Recently, 5 ambassadors went against their diplomatic codes to warn President Ramaphosa of the consequences that would be witnessed if he failed to address the issue. In fact, in his statement, he sent out congratulatory messages to commissions of inquiry that were progressing well in their work of exposing stubborn participants of corruption in his government. This is captured in his remark:
“The Directorate will bring together a range of investigatory and prosecutorial capacity from within government and in the private sector under an investigation director reporting to the NDPP (Shamila Batohi).”
Clearly, 2019 is a year when the president will be dealing with the corruption menace head-on. This was a confirmation that he gave the power to the relevant state organs to deal with everyone that was implicated in corruption.
2. Unemployment especially for the youth
This is an aspect that the president said was dear to his government. He referred to the promise by different sector players towards making a contribution to solving this problem. He pointed out to the presidential job summit which was inaugurated last year where he mentioned that the private sector, business leaders and civil organizations would all work towards absorbing more South Africans in the job market.
The president said that things are looking up with the launch of the program about to happen. This would see more than 250,000 jobs created every year. It would be a step in the right direction for eliminating or minimizing the current state of high levels of youth unemployment in the country. His commitment towards this was seen in his statement: ''We have come up with great plans, platforms and initiatives through which we continue to draw young people in far greater numbers into productive economic activity through initiatives like the Employment Tax incentive. This incentive will be extended for another ten years.”

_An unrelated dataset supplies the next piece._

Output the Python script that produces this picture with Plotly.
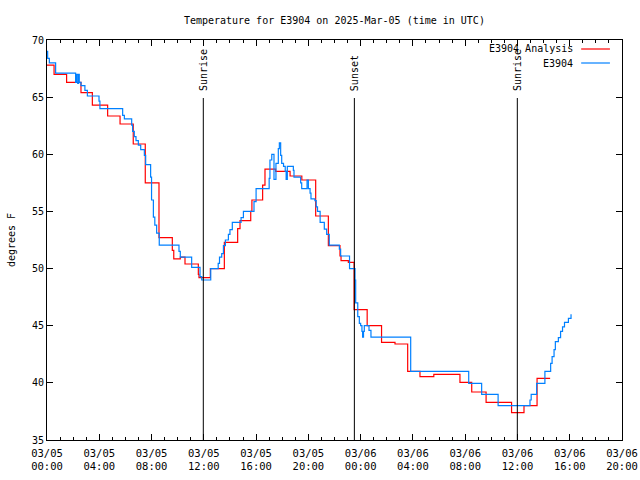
import pandas as pd
import plotly.graph_objects as go

BASE = pd.Timestamp("2025-03-05 00:00")

# Analysis series (hours since 03/05 00:00 UTC, degrees F) - step changes
ana_hours = [0.0, 0.54, 1.5, 2.6, 3.47, 4.64, 5.59, 6.6, 7.52, 8.57, 9.59, 9.7, 10.2,
             10.56, 11.58, 11.63, 12.5, 13.57, 14.59, 14.77, 15.59, 15.68, 16.5, 16.68,
             17.5, 18.6, 19.5, 20.56, 21.53, 22.42, 22.5, 23.06, 23.5, 24.5, 25.6, 26.63,
             27.6, 28.54, 29.6, 31.6, 32.5, 33.6, 35.55, 36.5, 37.5, 38.5]
ana_temp = [67.8, 67.0, 66.3, 65.4, 64.3, 63.35, 62.65, 60.9, 57.5, 52.7, 51.6, 50.85, 51.0,
            50.4, 49.5, 49.2, 50.0, 52.3, 53.5, 54.2, 55.0, 56.0, 57.3, 58.7,
            58.5, 58.1, 57.75, 54.6, 52.0, 51.1, 50.7, 50.55, 46.4, 45.0, 43.55, 43.4,
            41.0, 40.55, 40.75, 40.05, 39.2, 38.3, 37.4, 38.0, 40.4, 40.4]

# Observed series E3904
obs_hours = [0.0, 0.05, 0.18, 0.66, 2.19, 2.25, 2.35, 2.42, 2.47, 2.6, 2.9, 3.09, 3.98, 4.05,
             5.79, 5.92, 6.48, 6.55, 6.68, 6.81, 6.99, 7.17, 7.45, 7.55, 7.93, 8.0, 8.14,
             8.25, 8.39, 8.59, 10.1, 10.2, 11.07, 11.71, 11.84, 12.53, 13.1, 13.2, 13.37,
             13.5, 13.65, 13.88, 14.0, 14.18, 14.85, 15.03, 15.84, 16.0, 17.0, 17.06, 17.2,
             17.37, 17.52, 17.7, 17.78, 17.88, 17.96, 18.1, 18.23, 18.3, 18.39, 18.85, 18.9,
             19.41, 19.49, 19.9, 20.0, 20.13, 20.2, 20.5, 20.6, 20.7, 20.9, 21.22, 21.4,
             21.6, 22.37, 22.47, 23.15, 23.57, 23.62, 23.78, 23.9, 24.0, 24.1, 24.15, 24.22,
             24.28, 24.64, 24.79, 27.83, 32.27, 33.26, 34.52, 36.96, 37.05, 37.47, 38.1,
             38.54, 38.65, 38.8, 38.9, 39.13, 39.3, 39.45, 39.6, 39.9, 40.1]
obs_temp = [69.0, 68.4, 68.0, 67.1, 66.3, 67.0, 66.2, 67.0, 66.3, 66.0, 65.6, 65.1, 64.65, 64.0,
            63.4, 63.1, 62.55, 62.0, 61.55, 61.2, 60.8, 60.4, 59.9, 59.1, 58.0, 56.0, 54.5,
            53.8, 53.1, 52.06, 51.5, 51.0, 50.1, 49.3, 49.0, 50.0, 50.45, 51.0, 51.3,
            52.0, 52.5, 53.0, 53.4, 54.05, 54.45, 55.0, 55.85, 57.0, 57.9, 59.5, 60.0,
            57.8, 59.2, 60.5, 61.0, 59.9, 59.2, 58.95, 58.5, 57.8, 58.95, 58.6, 58.0,
            57.5, 57.0, 57.75, 57.0, 56.6, 56.1, 55.95, 55.4, 55.0, 54.05, 53.45, 53.0,
            52.06, 51.7, 51.1, 50.0, 49.0, 47.0, 45.8, 45.2, 45.0, 44.5, 44.0, 44.5,
            45.0, 44.6, 44.0, 41.0, 39.95, 39.0, 38.0, 38.5, 39.0, 39.95, 41.0,
            41.7, 42.3, 42.9, 43.6, 43.95, 44.5, 44.9, 45.3, 45.65, 46.0]

event_hours = [11.96, 23.52, 35.99]
event_labels = ["Sunrise", "Sunset", "Sunrise"]

tick_hours = list(range(0, 45, 4))
tick_labels = ["03/05<br>00:00", "03/05<br>04:00", "03/05<br>08:00", "03/05<br>12:00",
               "03/05<br>16:00", "03/05<br>20:00", "03/06<br>00:00", "03/06<br>04:00",
               "03/06<br>08:00", "03/06<br>12:00", "03/06<br>16:00", "03/06<br>20:00"]

series_names = ["E3904 Analysis", "E3904"]
series_colors = ["#ff0000", "#0080ff"]


def to_time(hours):
    return [BASE + pd.Timedelta(hours=h) for h in hours]


FONT = "DejaVu Sans Mono"
fig = go.Figure()
fig.add_trace(go.Scatter(x=to_time(ana_hours), y=ana_temp, mode="lines",
                         line=dict(color=series_colors[0], width=1.2, shape="hv"),
                         name=series_names[0], showlegend=False))
fig.add_trace(go.Scatter(x=to_time(obs_hours), y=obs_temp, mode="lines",
                         line=dict(color=series_colors[1], width=1.2, shape="hv"),
                         name=series_names[1], showlegend=False))

for h, lab in zip(event_hours, event_labels):
    t = to_time([h])[0]
    fig.add_shape(type="line", xref="x", yref="paper", x0=t, x1=t, y0=0, y1=0.855,
                  line=dict(color="black", width=1))
    fig.add_annotation(x=t, xref="x", y=0.868, yref="paper", text=lab, textangle=-90,
                       showarrow=False, xanchor="center", yanchor="bottom",
                       font=dict(family=FONT, size=10, color="black"))

# legend (gnuplot style: text left of sample)
for i, (nm, col) in enumerate(zip(series_names, series_colors)):
    yy = 0.9775 - i * 0.035
    fig.add_annotation(x=0.918, y=yy, xref="paper", yref="paper", text=nm, showarrow=False,
                       xanchor="right", yanchor="middle",
                       font=dict(family=FONT, size=10, color="black"))
    fig.add_shape(type="line", xref="paper", yref="paper", x0=0.929, x1=0.979, y0=yy, y1=yy,
                  line=dict(color=col, width=1.2))

fig.update_layout(
    width=640, height=480,
    margin=dict(l=47, r=18, t=40, b=40, autoexpand=False),
    paper_bgcolor="white", plot_bgcolor="white",
    font=dict(family=FONT, size=10, color="black"),
    title=dict(text="Temperature for E3904 on 2025-Mar-05 (time in UTC)",
               x=0.5225, xref="container", xanchor="center", y=1 - 20 / 480,
               yref="container", yanchor="middle",
               font=dict(family=FONT, size=10, color="black")),
    showlegend=False,
)
fig.update_xaxes(
    type="date", range=[BASE, BASE + pd.Timedelta(hours=44)],
    tickvals=to_time(tick_hours), ticktext=tick_labels, automargin=False,
    ticks="inside", ticklen=6, tickcolor="black", tickwidth=1, ticklabelstandoff=3,
    minor=dict(dtick=3600000, ticks="inside", ticklen=3, tickcolor="black", showgrid=False),
    showline=True, linecolor="black", linewidth=1, mirror="ticks",
    showgrid=False, zeroline=False, tickfont=dict(family=FONT, size=10.5),
)
fig.update_yaxes(
    range=[35, 70], tickvals=[35, 40, 45, 50, 55, 60, 65, 70], automargin=False,
    ticks="inside", ticklen=6, tickcolor="black", tickwidth=1,
    showline=True, linecolor="black", linewidth=1, mirror="ticks",
    showgrid=False, zeroline=False, tickfont=dict(family=FONT, size=10),
    title=dict(text="degrees F", standoff=14, font=dict(family=FONT, size=10)),
)

fig.write_html("out.html")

He went further to challenge companies that were keen on boosting South Africa's economy to make their contributions towards the Youth Employment service which was a newly formed entity. This was captured in his statement: “We call on all companies, both big and small, to participate in this initiative and thereby contribute not only to building their business but also to building the economy and fostering social cohesion.”
3. The Economy
On the subject of the economy, the president's message was straight forward. Make the economy open for every South African. He blamed the stagnation of the country's economy on the apartheid form of rule whose influences are still being felt today. With most resources of the country being held by a few, there is no chance for growth, if any. He referred to a report by the world bank which ranked South Africa number 82 out of 190 in terms of economic growth. He aims at elevating South Africa to the top 50 growing economies in under 3 years. The following statements confirm his passion on the same:
“Stifled [economic] growth and enterprise has, to a large extent, kept many young South African entrepreneurs and small enterprises out of the economy and confined them to the margins.
“As part of our efforts to increase investment, and to foster greater inclusion and create more opportunities, I will soon sign into law, the Competition Amendment Bill. This will give the competition authorities the ability to… open up new opportunities for many South Africans to enter various sectors of the economy and compete on an equal footing.”
4. Eskom and SOEs
He talked a little bit about this at the beginning of his statement. He gave a highlight of what has been achieved so far especially on cleaning SOEs like Eskom. He also mentioned the appointment of Advocate Shamila Batohi which is a significant move in the reshaping of National Prosecuting Authority (NPA) which suffered a deficiency in leadership when its former head, Shaun Abrahams, was in charge. The statement: “Work on the reconfiguration of the state is at an advanced stage. We are pleased to note that in the spirit of active citizenry, many South Africans continue to show a great interest in the future reconfigured state,” confirms this.
He talked about Eskom where for the first time, he encouraged a measure for increased tariffs of the power utility. He pointed out that Eskom plays a critical role in ensuring that the economy is stable. He said that for significant changes to occur, there was a need for Eskom to increase tariff in the coming years. He was quick to add that necessary help would be sent to get Eskom back to its feet. As things are now, the national energy regulator of South Africa (NERSA) is tasked with the responsibility of deciding whether they will accept or shoot down Eskom's request on tariff increase. The statements below by the president proves that.
“We will lead a process with labour, Eskom and other stakeholders to work out the details of a just transition, and proper, credible and sustainable plans that will address the needs of all those who may be affected.
“As we address the challenges that face Eskom, we also need to safeguard our national fiscal framework, achieve a positive impact on our sovereign credit rating, and pay attention to the rights and obligations of Eskom’s funders.”
5. Foreign investment
In 2018, President Ramaphosa introduced a stimulus package to deal with the economy's fall into recession. He said that this would be crucial in finding avenues to engage foreign investors. His statement confirms this:
“We introduced a range of measures to ignite economic activity, restore investor confidence, support employment and address the urgent challenges that affect the lives of vulnerable members of our society.”
With these 5 takeaways from the state of the nation address 2019, it is clear that President Ramaphosa is out to make his statement. With a focus on certain aspects that are likely to influence the lives of South African's, it is only a matter of time for all to see if he will have effected any of it. Overall though, these are pretty good things to look out for.